__What the exercise asks__:
From the listing below, extract every line in which the word "this" appears.

## Start Task material

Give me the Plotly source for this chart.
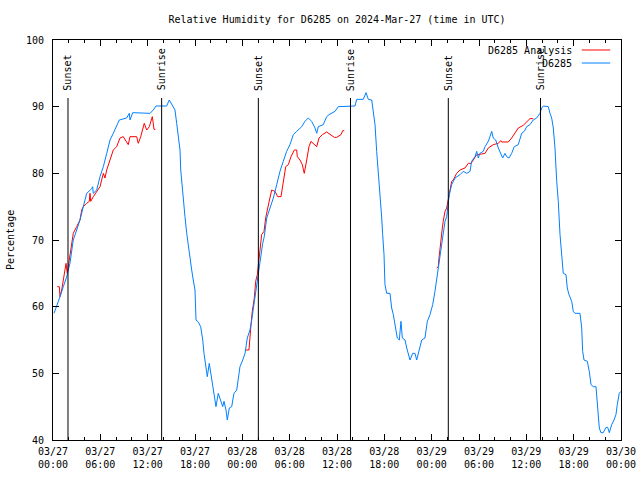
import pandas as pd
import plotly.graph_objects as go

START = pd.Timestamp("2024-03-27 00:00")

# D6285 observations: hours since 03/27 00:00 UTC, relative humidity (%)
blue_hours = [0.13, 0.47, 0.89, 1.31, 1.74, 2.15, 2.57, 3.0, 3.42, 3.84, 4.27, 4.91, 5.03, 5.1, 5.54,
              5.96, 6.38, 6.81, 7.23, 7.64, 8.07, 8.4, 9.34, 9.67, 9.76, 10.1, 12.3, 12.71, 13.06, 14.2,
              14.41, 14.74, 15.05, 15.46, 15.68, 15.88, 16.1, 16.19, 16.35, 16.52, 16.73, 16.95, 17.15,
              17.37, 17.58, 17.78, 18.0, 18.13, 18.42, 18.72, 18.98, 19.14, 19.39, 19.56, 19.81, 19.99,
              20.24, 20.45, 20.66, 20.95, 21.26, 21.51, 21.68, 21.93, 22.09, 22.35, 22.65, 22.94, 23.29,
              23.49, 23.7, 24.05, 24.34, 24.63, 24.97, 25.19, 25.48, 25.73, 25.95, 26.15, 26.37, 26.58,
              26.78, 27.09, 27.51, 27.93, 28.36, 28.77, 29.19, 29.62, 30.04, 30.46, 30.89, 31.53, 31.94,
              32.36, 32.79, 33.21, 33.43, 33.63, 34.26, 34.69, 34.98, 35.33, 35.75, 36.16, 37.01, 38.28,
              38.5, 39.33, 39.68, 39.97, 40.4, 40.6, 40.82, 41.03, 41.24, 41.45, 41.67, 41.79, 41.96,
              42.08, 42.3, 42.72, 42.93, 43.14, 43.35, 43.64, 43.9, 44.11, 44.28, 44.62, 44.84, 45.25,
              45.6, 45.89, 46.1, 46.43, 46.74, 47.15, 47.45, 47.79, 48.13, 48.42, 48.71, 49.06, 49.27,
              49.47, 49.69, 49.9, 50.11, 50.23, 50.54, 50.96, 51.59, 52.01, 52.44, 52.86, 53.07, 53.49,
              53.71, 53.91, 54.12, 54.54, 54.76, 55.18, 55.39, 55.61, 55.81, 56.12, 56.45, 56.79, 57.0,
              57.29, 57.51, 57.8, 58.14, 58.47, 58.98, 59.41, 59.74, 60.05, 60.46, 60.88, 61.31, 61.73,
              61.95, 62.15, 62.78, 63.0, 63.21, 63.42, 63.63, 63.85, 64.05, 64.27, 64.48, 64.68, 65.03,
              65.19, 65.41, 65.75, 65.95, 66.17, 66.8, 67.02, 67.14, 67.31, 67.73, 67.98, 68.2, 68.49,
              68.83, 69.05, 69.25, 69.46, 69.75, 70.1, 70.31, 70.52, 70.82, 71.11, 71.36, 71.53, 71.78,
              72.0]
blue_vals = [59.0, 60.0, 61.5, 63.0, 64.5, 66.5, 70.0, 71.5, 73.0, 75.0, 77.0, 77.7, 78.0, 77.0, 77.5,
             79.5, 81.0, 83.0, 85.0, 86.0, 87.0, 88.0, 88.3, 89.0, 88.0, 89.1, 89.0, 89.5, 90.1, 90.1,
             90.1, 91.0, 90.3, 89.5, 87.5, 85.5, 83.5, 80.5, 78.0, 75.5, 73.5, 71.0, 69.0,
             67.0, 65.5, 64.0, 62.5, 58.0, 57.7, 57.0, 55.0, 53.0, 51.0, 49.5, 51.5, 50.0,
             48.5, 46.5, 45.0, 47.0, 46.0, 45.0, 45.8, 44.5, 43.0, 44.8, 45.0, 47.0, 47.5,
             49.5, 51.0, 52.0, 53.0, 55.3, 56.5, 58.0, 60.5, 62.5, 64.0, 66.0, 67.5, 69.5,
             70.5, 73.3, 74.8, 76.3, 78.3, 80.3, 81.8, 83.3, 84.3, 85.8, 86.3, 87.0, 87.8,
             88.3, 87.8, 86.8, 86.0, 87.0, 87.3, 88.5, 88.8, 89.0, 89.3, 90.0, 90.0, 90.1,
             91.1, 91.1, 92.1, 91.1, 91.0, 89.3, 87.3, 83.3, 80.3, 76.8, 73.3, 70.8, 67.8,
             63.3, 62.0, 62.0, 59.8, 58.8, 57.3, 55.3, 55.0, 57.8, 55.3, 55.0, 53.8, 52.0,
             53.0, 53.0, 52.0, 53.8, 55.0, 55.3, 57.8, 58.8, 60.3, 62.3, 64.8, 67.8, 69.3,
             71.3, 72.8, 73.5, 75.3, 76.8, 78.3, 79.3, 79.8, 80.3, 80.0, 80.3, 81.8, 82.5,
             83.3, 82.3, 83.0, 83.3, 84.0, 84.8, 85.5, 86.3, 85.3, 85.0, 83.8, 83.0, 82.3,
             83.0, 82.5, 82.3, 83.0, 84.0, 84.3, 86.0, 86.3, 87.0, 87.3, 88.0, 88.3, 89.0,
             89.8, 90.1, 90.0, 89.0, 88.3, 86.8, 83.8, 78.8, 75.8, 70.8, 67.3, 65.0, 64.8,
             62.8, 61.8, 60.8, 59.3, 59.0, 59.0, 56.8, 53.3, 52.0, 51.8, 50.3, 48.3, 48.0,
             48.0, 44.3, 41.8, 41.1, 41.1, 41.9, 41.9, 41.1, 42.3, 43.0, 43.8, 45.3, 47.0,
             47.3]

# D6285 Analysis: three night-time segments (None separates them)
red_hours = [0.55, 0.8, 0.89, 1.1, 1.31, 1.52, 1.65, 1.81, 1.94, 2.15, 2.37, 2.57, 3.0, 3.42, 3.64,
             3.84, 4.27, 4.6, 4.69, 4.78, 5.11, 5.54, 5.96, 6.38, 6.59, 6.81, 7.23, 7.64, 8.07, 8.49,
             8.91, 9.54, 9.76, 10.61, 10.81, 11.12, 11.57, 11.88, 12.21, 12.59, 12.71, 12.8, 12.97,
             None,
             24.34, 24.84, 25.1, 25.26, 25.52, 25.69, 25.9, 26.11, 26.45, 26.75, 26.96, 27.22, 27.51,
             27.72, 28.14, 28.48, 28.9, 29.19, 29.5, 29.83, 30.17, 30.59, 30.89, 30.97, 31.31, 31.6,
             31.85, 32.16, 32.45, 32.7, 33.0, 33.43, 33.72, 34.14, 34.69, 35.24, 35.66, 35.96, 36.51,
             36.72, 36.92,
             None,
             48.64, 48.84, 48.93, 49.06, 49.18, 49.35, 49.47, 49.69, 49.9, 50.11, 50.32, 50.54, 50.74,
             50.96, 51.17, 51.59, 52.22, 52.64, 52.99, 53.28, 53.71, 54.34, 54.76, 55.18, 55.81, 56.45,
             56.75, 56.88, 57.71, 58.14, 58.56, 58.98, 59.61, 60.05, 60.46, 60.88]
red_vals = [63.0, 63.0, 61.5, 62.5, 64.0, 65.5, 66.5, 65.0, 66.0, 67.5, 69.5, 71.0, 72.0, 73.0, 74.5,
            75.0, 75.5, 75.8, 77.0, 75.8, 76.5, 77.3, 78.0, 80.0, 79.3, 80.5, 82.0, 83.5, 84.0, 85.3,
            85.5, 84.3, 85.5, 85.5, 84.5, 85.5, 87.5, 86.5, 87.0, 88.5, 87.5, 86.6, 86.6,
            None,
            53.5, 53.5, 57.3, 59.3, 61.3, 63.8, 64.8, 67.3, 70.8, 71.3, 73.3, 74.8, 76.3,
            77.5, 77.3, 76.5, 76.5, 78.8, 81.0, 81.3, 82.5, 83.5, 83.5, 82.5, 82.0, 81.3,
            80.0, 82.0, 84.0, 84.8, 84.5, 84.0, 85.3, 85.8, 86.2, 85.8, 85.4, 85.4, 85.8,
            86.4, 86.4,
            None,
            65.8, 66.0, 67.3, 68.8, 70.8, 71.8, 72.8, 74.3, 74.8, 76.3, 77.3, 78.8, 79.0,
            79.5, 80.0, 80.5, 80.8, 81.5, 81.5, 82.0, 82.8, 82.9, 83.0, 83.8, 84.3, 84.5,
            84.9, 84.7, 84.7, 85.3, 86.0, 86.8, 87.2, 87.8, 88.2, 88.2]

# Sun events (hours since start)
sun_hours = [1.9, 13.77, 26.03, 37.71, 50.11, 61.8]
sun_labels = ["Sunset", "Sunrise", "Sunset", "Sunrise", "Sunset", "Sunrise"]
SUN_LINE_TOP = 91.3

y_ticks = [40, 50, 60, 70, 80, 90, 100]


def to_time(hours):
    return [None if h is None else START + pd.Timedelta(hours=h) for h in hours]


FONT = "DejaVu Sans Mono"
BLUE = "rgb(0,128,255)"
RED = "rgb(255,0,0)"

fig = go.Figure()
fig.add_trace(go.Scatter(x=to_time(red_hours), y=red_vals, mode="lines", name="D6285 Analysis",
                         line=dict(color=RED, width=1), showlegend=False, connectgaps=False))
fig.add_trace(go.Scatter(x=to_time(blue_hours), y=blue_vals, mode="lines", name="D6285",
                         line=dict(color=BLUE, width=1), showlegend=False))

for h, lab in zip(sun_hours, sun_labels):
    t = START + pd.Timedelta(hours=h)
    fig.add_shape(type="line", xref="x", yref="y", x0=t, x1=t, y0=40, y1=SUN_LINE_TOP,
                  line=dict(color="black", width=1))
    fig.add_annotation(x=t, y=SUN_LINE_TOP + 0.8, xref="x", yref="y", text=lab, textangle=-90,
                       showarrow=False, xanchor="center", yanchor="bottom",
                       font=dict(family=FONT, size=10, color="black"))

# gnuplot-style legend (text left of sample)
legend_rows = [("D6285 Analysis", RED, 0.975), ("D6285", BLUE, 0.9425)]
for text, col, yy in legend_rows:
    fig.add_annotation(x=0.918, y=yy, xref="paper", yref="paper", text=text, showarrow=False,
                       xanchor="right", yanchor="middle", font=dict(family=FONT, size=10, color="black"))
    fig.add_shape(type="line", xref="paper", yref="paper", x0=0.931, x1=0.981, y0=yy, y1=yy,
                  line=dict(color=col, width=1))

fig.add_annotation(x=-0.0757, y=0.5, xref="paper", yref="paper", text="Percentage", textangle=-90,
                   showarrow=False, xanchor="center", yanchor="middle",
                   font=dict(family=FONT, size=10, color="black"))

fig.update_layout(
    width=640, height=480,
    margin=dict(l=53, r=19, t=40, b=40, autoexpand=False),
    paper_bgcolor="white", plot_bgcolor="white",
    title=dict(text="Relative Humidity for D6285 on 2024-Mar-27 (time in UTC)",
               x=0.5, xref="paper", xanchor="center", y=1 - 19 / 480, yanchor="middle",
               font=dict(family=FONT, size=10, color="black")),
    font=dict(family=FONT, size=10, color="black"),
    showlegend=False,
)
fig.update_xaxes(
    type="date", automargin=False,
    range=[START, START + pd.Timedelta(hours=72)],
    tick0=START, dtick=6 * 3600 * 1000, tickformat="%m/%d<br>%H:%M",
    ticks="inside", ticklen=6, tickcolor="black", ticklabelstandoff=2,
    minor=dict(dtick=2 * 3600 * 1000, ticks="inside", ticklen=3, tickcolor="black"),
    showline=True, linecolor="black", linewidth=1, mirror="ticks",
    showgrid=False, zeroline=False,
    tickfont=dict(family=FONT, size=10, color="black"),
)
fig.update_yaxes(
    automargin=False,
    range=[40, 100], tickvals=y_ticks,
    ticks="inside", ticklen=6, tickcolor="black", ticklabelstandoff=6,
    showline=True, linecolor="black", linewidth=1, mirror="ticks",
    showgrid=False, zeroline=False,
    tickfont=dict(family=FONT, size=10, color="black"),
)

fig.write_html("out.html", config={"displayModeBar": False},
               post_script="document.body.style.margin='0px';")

## End Task material
## Start Task material

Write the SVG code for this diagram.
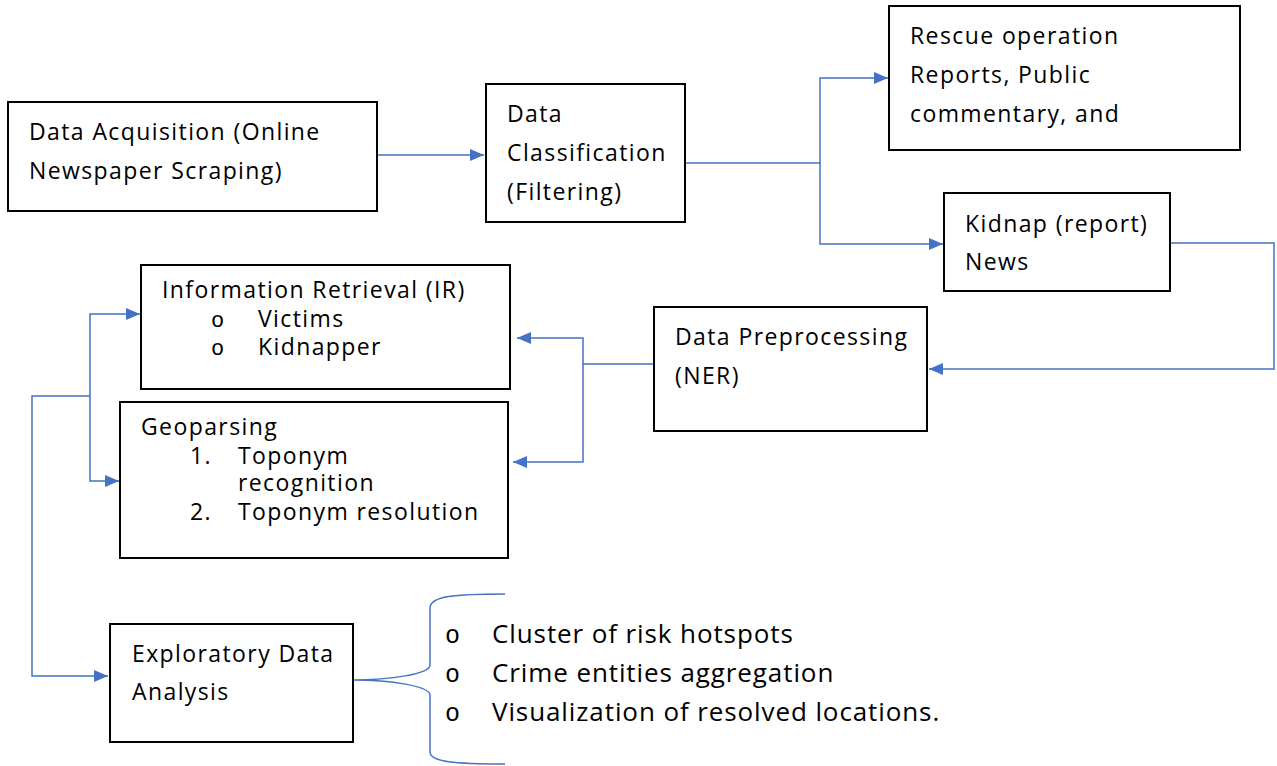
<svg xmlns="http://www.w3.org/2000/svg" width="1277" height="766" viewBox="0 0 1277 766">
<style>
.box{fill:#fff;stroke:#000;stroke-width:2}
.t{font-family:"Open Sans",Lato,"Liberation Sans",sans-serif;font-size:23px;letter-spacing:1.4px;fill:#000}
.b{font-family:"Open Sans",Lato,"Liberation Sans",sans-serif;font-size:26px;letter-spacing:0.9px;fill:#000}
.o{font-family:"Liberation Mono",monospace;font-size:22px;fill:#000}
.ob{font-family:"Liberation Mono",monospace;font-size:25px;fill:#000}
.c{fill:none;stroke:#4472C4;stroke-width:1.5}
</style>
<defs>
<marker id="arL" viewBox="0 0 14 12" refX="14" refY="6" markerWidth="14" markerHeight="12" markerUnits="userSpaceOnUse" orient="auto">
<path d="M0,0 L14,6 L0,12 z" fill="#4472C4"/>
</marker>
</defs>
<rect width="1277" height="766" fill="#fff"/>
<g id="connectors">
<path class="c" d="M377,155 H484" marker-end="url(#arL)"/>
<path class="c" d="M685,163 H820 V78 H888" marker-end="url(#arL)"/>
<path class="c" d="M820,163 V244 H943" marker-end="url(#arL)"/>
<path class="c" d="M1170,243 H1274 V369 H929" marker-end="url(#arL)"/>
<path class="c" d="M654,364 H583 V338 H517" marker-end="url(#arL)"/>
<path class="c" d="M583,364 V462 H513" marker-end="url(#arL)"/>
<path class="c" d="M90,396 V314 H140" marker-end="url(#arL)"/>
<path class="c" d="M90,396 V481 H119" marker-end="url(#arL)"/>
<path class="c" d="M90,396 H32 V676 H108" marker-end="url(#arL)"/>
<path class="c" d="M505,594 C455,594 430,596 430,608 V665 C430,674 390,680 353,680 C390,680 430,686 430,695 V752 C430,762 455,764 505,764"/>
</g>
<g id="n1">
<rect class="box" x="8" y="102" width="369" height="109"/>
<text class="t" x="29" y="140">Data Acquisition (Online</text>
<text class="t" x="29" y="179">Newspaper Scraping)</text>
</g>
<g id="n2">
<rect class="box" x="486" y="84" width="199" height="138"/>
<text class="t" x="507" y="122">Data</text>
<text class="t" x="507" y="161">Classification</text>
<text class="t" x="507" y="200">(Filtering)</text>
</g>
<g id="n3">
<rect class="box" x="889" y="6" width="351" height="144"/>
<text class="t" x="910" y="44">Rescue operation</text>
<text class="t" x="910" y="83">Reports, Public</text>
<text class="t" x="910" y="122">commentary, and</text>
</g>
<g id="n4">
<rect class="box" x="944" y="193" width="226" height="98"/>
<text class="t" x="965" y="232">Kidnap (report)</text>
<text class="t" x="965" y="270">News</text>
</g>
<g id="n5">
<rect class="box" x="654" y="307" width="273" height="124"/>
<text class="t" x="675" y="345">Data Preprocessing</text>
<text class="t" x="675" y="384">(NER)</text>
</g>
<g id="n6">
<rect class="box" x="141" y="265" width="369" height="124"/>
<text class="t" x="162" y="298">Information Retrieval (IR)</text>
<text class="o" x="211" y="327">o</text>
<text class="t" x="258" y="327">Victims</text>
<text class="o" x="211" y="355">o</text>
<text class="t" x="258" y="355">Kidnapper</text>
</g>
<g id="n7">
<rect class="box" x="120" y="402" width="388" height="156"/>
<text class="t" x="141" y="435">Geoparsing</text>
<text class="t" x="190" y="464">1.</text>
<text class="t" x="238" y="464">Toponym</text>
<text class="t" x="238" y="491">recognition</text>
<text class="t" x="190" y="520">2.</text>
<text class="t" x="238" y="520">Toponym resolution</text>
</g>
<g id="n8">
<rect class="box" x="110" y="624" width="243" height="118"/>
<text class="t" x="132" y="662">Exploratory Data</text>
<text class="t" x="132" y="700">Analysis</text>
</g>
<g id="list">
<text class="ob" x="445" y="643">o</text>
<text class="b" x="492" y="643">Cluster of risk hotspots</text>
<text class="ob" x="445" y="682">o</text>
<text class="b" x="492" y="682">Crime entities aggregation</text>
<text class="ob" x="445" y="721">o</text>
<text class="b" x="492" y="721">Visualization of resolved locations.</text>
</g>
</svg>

## End Task material

__Finished task__:
Give me the Plotly source for this chart.
Write the SVG code for this diagram.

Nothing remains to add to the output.